Godan was in Mongolia, celebrating the enthronement of his older brother, Guyuk.



Godan returned to Liangzhou.


He met with Sakya, and was impressed by the monk’s sincerity and dignity.


In August that year, an important discussion was held at the Huanhua Temple outside Liangzhou.

Tubo, represented by Sakya, pledged allegiance to the Mongol Empire.


Godan expressed willingness to convert to Buddhism, and authorised the Sakya school to oversee the political and religious affairs of Tubo.


After the talk, Sakya wrote a letter to persuade the other schools in Tubo to accept Mongolian rule.

This set the groundwork for Tubo to be incorporated into the territory of the Yuan Empire later on.

Sakya decided to stay in the Hexi Corridor to spread Tibetan Buddhism. Sakya’s two nephews stayed with him.

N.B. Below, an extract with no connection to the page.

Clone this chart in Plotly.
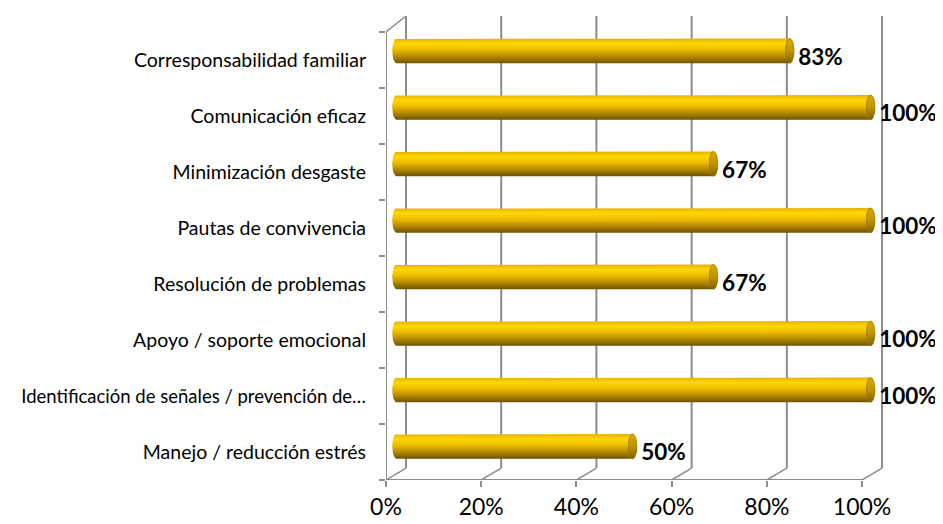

Godan invited him to live at the Huanhua Temple and renovated it. Sakya attracted a lot of followers. At one time, there were over a 1,000 monks at the temple.


The Mongols believed in Shamanism, but during the military expeditions of Genghis Khan, the Mongols were introduced to Taoism, Christianity, and Islam.

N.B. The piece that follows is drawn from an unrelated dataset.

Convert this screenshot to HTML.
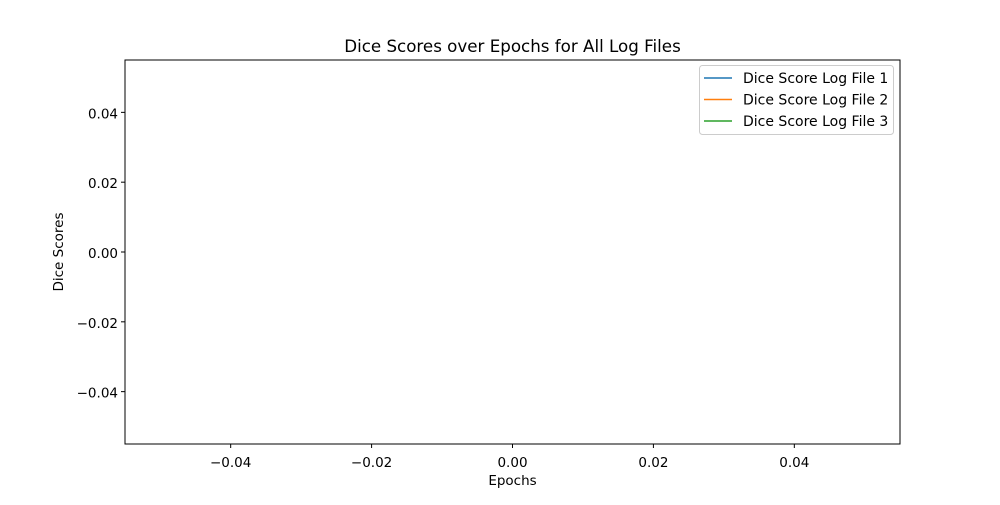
<!DOCTYPE html>
<html><head><meta charset="utf-8"><style>
body{margin:0;background:#fff;}
svg text{font-family:"DejaVu Sans","Liberation Sans",sans-serif;fill:#000;}
</style></head><body>
<svg width="1000" height="500" viewBox="0 0 1000 500">
<rect width="1000" height="500" fill="#fff"/>
<text x="512.5" y="52" font-size="16.7" text-anchor="middle">Dice Scores over Epochs for All Log Files</text>
<g id="xticks"></g>
<g id="yticks"></g>
<g id="series"></g>
<rect x="125" y="60" width="775" height="384" fill="none" stroke="#000" stroke-width="1"/>
<text x="512.5" y="485" font-size="13.5" text-anchor="middle">Epochs</text>
<text x="63" y="252" font-size="13.5" text-anchor="middle" transform="rotate(-90 63 252)">Dice Scores</text>
<g>
<rect x="699.5" y="65.5" width="194" height="69" rx="3" fill="#fff" stroke="#ccc"/>
<g id="legend-items"></g>
</g>
</svg>
<script>
const seriesNames=["Dice Score Log File 1","Dice Score Log File 2","Dice Score Log File 3"];
const seriesColors=["#1f77b4","#ff7f0e","#2ca02c"];
const epochs1=[],epochs2=[],epochs3=[];
const scores1=[],scores2=[],scores3=[];
const xTickValues=[-0.04,-0.02,0.00,0.02,0.04];
const yTickValues=[0.04,0.02,0.00,-0.02,-0.04];
const xTickLabels=["\u22120.04","\u22120.02","0.00","0.02","0.04"];
const yTickLabels=["0.04","0.02","0.00","\u22120.02","\u22120.04"];
const NS="http://www.w3.org/2000/svg";
const xmin=-0.055,xmax=0.055,ymin=-0.055,ymax=0.055;
const L=125,R=900,T=60,B=444;
const xs=v=>L+(v-xmin)/(xmax-xmin)*(R-L);
const ys=v=>B-(v-ymin)/(ymax-ymin)*(B-T);
function mk(tag,attrs,parent){const e=document.createElementNS(NS,tag);for(const k in attrs)e.setAttribute(k,attrs[k]);parent.appendChild(e);return e;}
const gx=document.getElementById('xticks'),gy=document.getElementById('yticks');
xTickValues.forEach((v,i)=>{const x=xs(v);
 const l=mk('line',{x1:x,x2:x,y1:B,y2:B+4,stroke:'#000'},gx);
 
 
 const t=mk('text',{x:x,y:B+23,'font-size':13.5,'text-anchor':'middle'},gx);t.textContent=xTickLabels[i];
 
 });
yTickValues.forEach((v,i)=>{const y=ys(v);
 const l=mk('line',{x1:L-4,x2:L,y1:y,y2:y,stroke:'#000'},gy);
 
 
 const t=mk('text',{x:L-7,y:y+6,'font-size':13.5,'text-anchor':'end'},gy);t.textContent=yTickLabels[i];
 
 });
const gs=document.getElementById('series');
[[epochs1,scores1],[epochs2,scores2],[epochs3,scores3]].forEach((d,i)=>{
 const pts=d[0].map((e,j)=>xs(e)+','+ys(d[1][j])).join(' ');
 const p=mk('polyline',{points:pts,fill:'none',stroke:seriesColors[i],'stroke-width':1.5},gs);
 
 });
const gl=document.getElementById('legend-items');
seriesNames.forEach((n,i)=>{const y=78+i*21.5;
 const l=mk('line',{x1:704,x2:732,y1:y,y2:y,stroke:seriesColors[i],'stroke-width':1.5},gl);
 
 
 const t=mk('text',{x:743,y:y+5,'font-size':14},gl);t.textContent=n;
 
 });
</script>
</body></html>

Godan was genuinely interested in Tibetan Buddhism, and viewed Sakya as his religious advisor.


The young Phagpa studied Buddhism under his uncle. He interacted with the son of Godan and other members of the ruling class.



70-year-old Sakya appointed Phagpa as his successor before passing away.


Phagpa was 17 years old. He became the leader of the Sakya school as well as the abbot of the Sakya Monastery.


Phagpa built a stupa for his uncle in the Huanhua Temple. The temple eventually became the biggest Tibetan Buddhism temple in Liangzhou.

Godan passed away in the same year.

In July that year, Mongke ascended the throne, and re-launched military campaigns.



Kublai, the younger brother of Mongke, led 160,000 troops and 500,000 warhorses to Ningxia.

Kublai met with Phagpa.



Phagpa left Liangzhou and followed Kublai, becoming his religious advisor.



Kublai, who’d become the khan of the Mongol Empire, sent Phagpa and his younger brother back to their hometown, Tubo, to assist in management of the area.



A regional administrative structure was set up in Tubo, similar to that of other provinces in China.



38-year-old Phagpa was made Imperial Preceptor by Kublai. He became the highest ranked administrative officer in charge of Tubo affairs.



Kublai changed the name of his empire to Yuan.


The Yuan Empire attacked Southern Song, reunifying China.

The Tibetan Plateau was formally incorporated into Chinese territory.



46-year-old Phagpa passed away in Tibet.

But the influence of Tibetan Buddhism continued to spread, gradually replacing Shamanism.